_PROBLEM DETAILS_
Make an exact copy of the listing below.

--- Begin RAW DATA ---

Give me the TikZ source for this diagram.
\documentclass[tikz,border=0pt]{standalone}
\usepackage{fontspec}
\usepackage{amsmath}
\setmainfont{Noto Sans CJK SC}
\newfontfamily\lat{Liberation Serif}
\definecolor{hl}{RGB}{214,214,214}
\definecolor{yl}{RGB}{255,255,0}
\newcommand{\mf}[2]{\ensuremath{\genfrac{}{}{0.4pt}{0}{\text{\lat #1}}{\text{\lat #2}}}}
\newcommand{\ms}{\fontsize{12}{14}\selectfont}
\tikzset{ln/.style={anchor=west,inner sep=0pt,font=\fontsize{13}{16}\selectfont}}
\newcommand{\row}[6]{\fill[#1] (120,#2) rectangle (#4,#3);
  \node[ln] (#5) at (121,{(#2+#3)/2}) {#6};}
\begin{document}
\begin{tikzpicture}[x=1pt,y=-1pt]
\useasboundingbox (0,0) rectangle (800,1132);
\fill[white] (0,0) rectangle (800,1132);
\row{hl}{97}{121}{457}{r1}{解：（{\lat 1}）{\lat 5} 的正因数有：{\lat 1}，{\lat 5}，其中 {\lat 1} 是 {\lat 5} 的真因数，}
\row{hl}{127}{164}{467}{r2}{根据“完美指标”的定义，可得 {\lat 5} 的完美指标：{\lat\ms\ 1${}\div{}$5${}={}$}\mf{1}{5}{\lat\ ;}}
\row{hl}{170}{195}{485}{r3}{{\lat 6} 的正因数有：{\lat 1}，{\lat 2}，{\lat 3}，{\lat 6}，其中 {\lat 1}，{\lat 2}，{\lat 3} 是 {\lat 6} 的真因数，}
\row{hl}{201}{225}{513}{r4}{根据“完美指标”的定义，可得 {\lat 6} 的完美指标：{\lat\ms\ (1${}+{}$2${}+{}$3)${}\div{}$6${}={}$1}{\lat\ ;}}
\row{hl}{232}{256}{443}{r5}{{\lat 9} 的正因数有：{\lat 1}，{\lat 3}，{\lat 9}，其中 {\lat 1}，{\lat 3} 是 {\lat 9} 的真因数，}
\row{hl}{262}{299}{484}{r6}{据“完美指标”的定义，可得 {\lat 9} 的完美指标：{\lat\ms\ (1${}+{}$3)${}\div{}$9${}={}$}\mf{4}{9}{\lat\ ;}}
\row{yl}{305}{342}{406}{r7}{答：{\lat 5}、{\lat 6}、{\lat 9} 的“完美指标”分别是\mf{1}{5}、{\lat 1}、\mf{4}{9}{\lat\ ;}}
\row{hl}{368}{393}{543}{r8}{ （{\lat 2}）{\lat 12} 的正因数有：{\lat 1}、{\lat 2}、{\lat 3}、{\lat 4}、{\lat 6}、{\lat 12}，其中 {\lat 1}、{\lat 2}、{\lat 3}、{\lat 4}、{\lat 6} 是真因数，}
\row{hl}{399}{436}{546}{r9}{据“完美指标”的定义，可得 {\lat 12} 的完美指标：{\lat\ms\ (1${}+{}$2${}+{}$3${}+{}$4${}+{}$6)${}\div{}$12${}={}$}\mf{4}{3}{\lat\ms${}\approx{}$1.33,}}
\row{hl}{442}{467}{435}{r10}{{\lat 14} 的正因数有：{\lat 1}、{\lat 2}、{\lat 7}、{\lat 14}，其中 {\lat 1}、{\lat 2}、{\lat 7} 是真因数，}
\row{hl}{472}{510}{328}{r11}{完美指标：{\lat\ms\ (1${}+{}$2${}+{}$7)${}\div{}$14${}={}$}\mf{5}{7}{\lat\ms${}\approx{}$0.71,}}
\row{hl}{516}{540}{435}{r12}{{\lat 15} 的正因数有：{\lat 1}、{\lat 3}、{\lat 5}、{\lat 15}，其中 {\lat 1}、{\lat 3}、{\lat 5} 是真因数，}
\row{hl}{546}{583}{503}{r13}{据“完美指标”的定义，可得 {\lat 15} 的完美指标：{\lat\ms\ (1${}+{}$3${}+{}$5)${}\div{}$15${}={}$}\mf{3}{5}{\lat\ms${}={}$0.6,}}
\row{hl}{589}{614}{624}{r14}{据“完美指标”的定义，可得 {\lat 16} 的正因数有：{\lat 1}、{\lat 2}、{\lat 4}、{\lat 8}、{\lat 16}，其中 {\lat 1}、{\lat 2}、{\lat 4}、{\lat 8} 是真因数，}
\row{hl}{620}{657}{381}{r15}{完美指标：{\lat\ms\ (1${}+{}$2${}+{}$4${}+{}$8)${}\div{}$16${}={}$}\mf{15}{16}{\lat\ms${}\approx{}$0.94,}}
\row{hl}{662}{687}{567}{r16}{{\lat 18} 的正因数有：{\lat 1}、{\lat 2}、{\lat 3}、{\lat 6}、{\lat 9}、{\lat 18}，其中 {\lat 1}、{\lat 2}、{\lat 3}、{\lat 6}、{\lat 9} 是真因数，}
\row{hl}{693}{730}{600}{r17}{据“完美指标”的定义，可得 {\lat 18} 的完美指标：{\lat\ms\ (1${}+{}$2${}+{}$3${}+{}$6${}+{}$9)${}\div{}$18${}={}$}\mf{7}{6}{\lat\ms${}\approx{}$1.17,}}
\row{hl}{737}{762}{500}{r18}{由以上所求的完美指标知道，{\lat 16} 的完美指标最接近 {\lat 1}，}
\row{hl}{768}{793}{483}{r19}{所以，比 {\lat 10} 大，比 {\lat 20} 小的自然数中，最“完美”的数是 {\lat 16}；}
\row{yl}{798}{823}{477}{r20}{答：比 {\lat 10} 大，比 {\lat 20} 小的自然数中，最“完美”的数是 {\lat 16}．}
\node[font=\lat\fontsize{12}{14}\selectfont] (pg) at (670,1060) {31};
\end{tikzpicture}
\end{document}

--- End RAW DATA ---

_RESULT OF THE EXERCISE_
Give me the TikZ source for this diagram.
\documentclass[tikz,border=0pt]{standalone}
\usepackage{fontspec}
\usepackage{amsmath}
\setmainfont{Noto Sans CJK SC}
\newfontfamily\lat{Liberation Serif}
\definecolor{hl}{RGB}{214,214,214}
\definecolor{yl}{RGB}{255,255,0}
\newcommand{\mf}[2]{\ensuremath{\genfrac{}{}{0.4pt}{0}{\text{\lat #1}}{\text{\lat #2}}}}
\newcommand{\ms}{\fontsize{12}{14}\selectfont}
\tikzset{ln/.style={anchor=west,inner sep=0pt,font=\fontsize{13}{16}\selectfont}}
\newcommand{\row}[6]{\fill[#1] (120,#2) rectangle (#4,#3);
  \node[ln] (#5) at (121,{(#2+#3)/2}) {#6};}
\begin{document}
\begin{tikzpicture}[x=1pt,y=-1pt]
\useasboundingbox (0,0) rectangle (800,1132);
\fill[white] (0,0) rectangle (800,1132);
\row{hl}{97}{121}{457}{r1}{解：（{\lat 1}）{\lat 5} 的正因数有：{\lat 1}，{\lat 5}，其中 {\lat 1} 是 {\lat 5} 的真因数，}
\row{hl}{127}{164}{467}{r2}{根据“完美指标”的定义，可得 {\lat 5} 的完美指标：{\lat\ms\ 1${}\div{}$5${}={}$}\mf{1}{5}{\lat\ ;}}
\row{hl}{170}{195}{485}{r3}{{\lat 6} 的正因数有：{\lat 1}，{\lat 2}，{\lat 3}，{\lat 6}，其中 {\lat 1}，{\lat 2}，{\lat 3} 是 {\lat 6} 的真因数，}
\row{hl}{201}{225}{513}{r4}{根据“完美指标”的定义，可得 {\lat 6} 的完美指标：{\lat\ms\ (1${}+{}$2${}+{}$3)${}\div{}$6${}={}$1}{\lat\ ;}}
\row{hl}{232}{256}{443}{r5}{{\lat 9} 的正因数有：{\lat 1}，{\lat 3}，{\lat 9}，其中 {\lat 1}，{\lat 3} 是 {\lat 9} 的真因数，}
\row{hl}{262}{299}{484}{r6}{据“完美指标”的定义，可得 {\lat 9} 的完美指标：{\lat\ms\ (1${}+{}$3)${}\div{}$9${}={}$}\mf{4}{9}{\lat\ ;}}
\row{yl}{305}{342}{406}{r7}{答：{\lat 5}、{\lat 6}、{\lat 9} 的“完美指标”分别是\mf{1}{5}、{\lat 1}、\mf{4}{9}{\lat\ ;}}
\row{hl}{368}{393}{543}{r8}{ （{\lat 2}）{\lat 12} 的正因数有：{\lat 1}、{\lat 2}、{\lat 3}、{\lat 4}、{\lat 6}、{\lat 12}，其中 {\lat 1}、{\lat 2}、{\lat 3}、{\lat 4}、{\lat 6} 是真因数，}
\row{hl}{399}{436}{546}{r9}{据“完美指标”的定义，可得 {\lat 12} 的完美指标：{\lat\ms\ (1${}+{}$2${}+{}$3${}+{}$4${}+{}$6)${}\div{}$12${}={}$}\mf{4}{3}{\lat\ms${}\approx{}$1.33,}}
\row{hl}{442}{467}{435}{r10}{{\lat 14} 的正因数有：{\lat 1}、{\lat 2}、{\lat 7}、{\lat 14}，其中 {\lat 1}、{\lat 2}、{\lat 7} 是真因数，}
\row{hl}{472}{510}{328}{r11}{完美指标：{\lat\ms\ (1${}+{}$2${}+{}$7)${}\div{}$14${}={}$}\mf{5}{7}{\lat\ms${}\approx{}$0.71,}}
\row{hl}{516}{540}{435}{r12}{{\lat 15} 的正因数有：{\lat 1}、{\lat 3}、{\lat 5}、{\lat 15}，其中 {\lat 1}、{\lat 3}、{\lat 5} 是真因数，}
\row{hl}{546}{583}{503}{r13}{据“完美指标”的定义，可得 {\lat 15} 的完美指标：{\lat\ms\ (1${}+{}$3${}+{}$5)${}\div{}$15${}={}$}\mf{3}{5}{\lat\ms${}={}$0.6,}}
\row{hl}{589}{614}{624}{r14}{据“完美指标”的定义，可得 {\lat 16} 的正因数有：{\lat 1}、{\lat 2}、{\lat 4}、{\lat 8}、{\lat 16}，其中 {\lat 1}、{\lat 2}、{\lat 4}、{\lat 8} 是真因数，}
\row{hl}{620}{657}{381}{r15}{完美指标：{\lat\ms\ (1${}+{}$2${}+{}$4${}+{}$8)${}\div{}$16${}={}$}\mf{15}{16}{\lat\ms${}\approx{}$0.94,}}
\row{hl}{662}{687}{567}{r16}{{\lat 18} 的正因数有：{\lat 1}、{\lat 2}、{\lat 3}、{\lat 6}、{\lat 9}、{\lat 18}，其中 {\lat 1}、{\lat 2}、{\lat 3}、{\lat 6}、{\lat 9} 是真因数，}
\row{hl}{693}{730}{600}{r17}{据“完美指标”的定义，可得 {\lat 18} 的完美指标：{\lat\ms\ (1${}+{}$2${}+{}$3${}+{}$6${}+{}$9)${}\div{}$18${}={}$}\mf{7}{6}{\lat\ms${}\approx{}$1.17,}}
\row{hl}{737}{762}{500}{r18}{由以上所求的完美指标知道，{\lat 16} 的完美指标最接近 {\lat 1}，}
\row{hl}{768}{793}{483}{r19}{所以，比 {\lat 10} 大，比 {\lat 20} 小的自然数中，最“完美”的数是 {\lat 16}；}
\row{yl}{798}{823}{477}{r20}{答：比 {\lat 10} 大，比 {\lat 20} 小的自然数中，最“完美”的数是 {\lat 16}．}
\node[font=\lat\fontsize{12}{14}\selectfont] (pg) at (670,1060) {31};
\end{tikzpicture}
\end{document}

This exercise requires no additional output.